On the Road: A house built on solid rock

The next in an occasional series of travelogue/photo essays on seeing and experiencing intersections of faith, history and culture — on seeing new and old communities of faith.

Outside Sedona. Photo by Steve Givens

Sue and I just returned from a week in Sedona, Arizona, celebrating our 31st anniversary surrounded by some of God’s very best handiwork. Located in Arizona’s high desert country under the southwestern rim of the Colorado Plateau, Sedona is situated at the mouth of spectacular Oak Creek Canyon and surrounded by massive red-rock formations. It was a glorious week of rest and walking the area’s myriad hiking trails that drew us right up to the bases of the rock formations with names like Bell Rock, Courthouse Butte and Boynton Canyon.

But located between Sedona and the Village of Oak Creek is one of the region’s manmade (and woman-designed!) wonders: The Chapel of the Holy Cross. We had been through here once before when the kids were…well…kids. We had stopped at the chapel then, too, but this time we had more time to savor the beauty of the chapel and its setting, and even experience a beautifully simple Taize ecumenical prayer service.

Although operated by the Catholic Diocese of Phoenix and St. John Vianney Parish of Sedona (our parish home for the week), the church is open to all and is not an operating Catholic church. The story behind its design and creation is the story of one artist’s vision, a nagging dream and her desire to find the spirit of Christ in her art.

Chapel of the Holy Cross. Photo by Steve Givens

Marguerite Brunswig Staude first had the idea for a cruciform-shaped church in 1932 while viewing the newly constructed Empire State Building. Years later, she wrote, “When viewed from a certain angle a cross seemed to impose itself through the very core of the structure. What an idea for a church! For days it haunted and obsessed me, insisting on taking shape.”

Later she sketched the church, which she showed to her teacher. That happened to be a guy named Frank Lloyd Wright. He liked the idea and together they interpreted her dream, which they initially envisioned would be built in Budapest on one of the hills overlooking the Danube. World War II put an end to that idea. The idea lay dormant for many years.

In the 1950s, Staude owned a ranch in Oak Creek Canyon, and she wrote that the area around her home seemed to be “calling for the existence of a shrine where God can be worshipped as a contemporary” and where God could be “brought closer to each and everyone of us.” Although much smaller in scale than her original vision, construction on the chapel began in 1955 on a 250-foot-high, twin-pinnacled spur, jutting out of a thousand-foot rock wall, and was completed a year later.

“Just as the soul inhabits a human frame, and the house is built to shelter that frame, it is the mission of the church to shelter and inspire both the soul and body,” she once wrote. “It therefore should not only be a monument to faith, but a spiritual fortress so charged with God that it spurs man’s spirit Godward!

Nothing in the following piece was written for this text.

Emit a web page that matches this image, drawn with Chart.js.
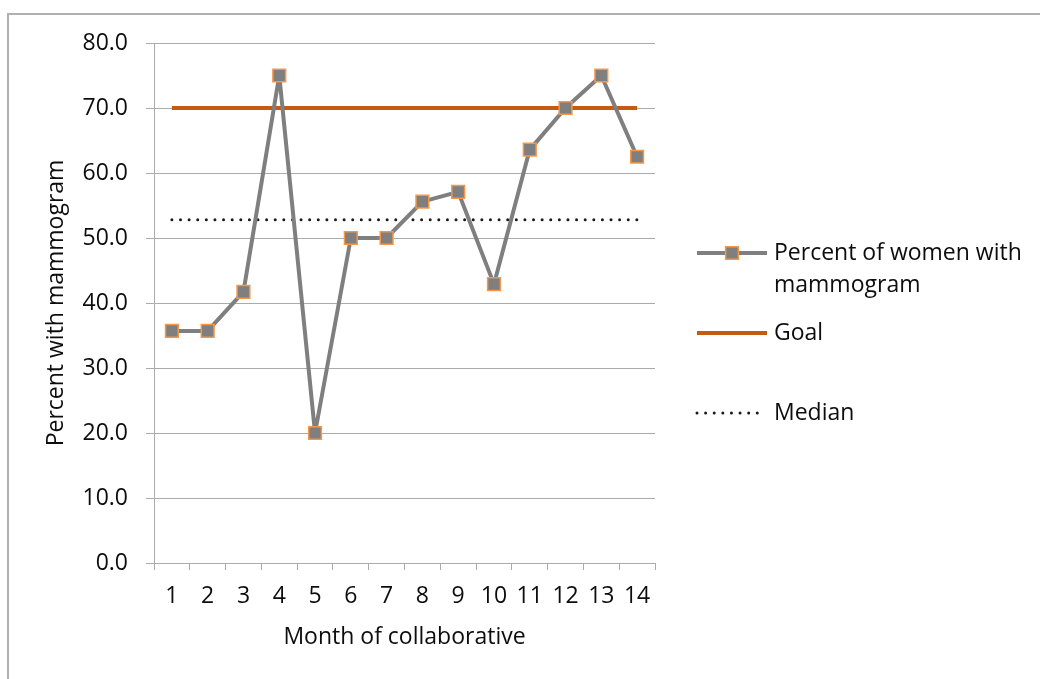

Interior of chapel. Photo by Steve Givens

“As an artist, this is my offering,” she said. “Ad Majorem Dei,” (for the glory of God) in answer to the One who in order to save us stretched out his arms on the cross.”

Votive. Photo by Steve Givens


7 comments On On the Road: A house built on solid rock

  • So nice to have you traveling around my “home turf” and sending back stories of LOVE – I’ve come to expect stuff like this from you – and, well, I’m so grateful you & Spirit continue on this Holy Quest of yours – making the world a better place (sharing the Beauty for us all to see.)

    Happy Anniversary to the Both of You.

    love & love,
    -g-

  • What a wonderful “Wonder” Steve & wife, Thanks for sharing. Happy Anniversary.

  • Lovely…Happy Anniversary

  • Sedona and the red rocks, truly a feast for the eyes. Happy anniversary–it sounds as if you had a wonderful time there. My husband and I visited that area 8 years ago and have a bunch of pictures I took popping up randomly on my computer’s screen saver program. I did not see the church, though. That would have made it complete.

  • I’ve prayed in this chapel several times visiting a friend in Sedona. Truly an experience!
    So happy you enjoyed your anniversary there with your wife of 31 years!
    Hope and pray you are feeling better. Prayers continue…

  • Thanks very much, Mary Beth. It’s a lovely spot. My health is very good these days and, in fact, the stem cell transplant ended up not being necessary. God works in glorious and mysterious ways.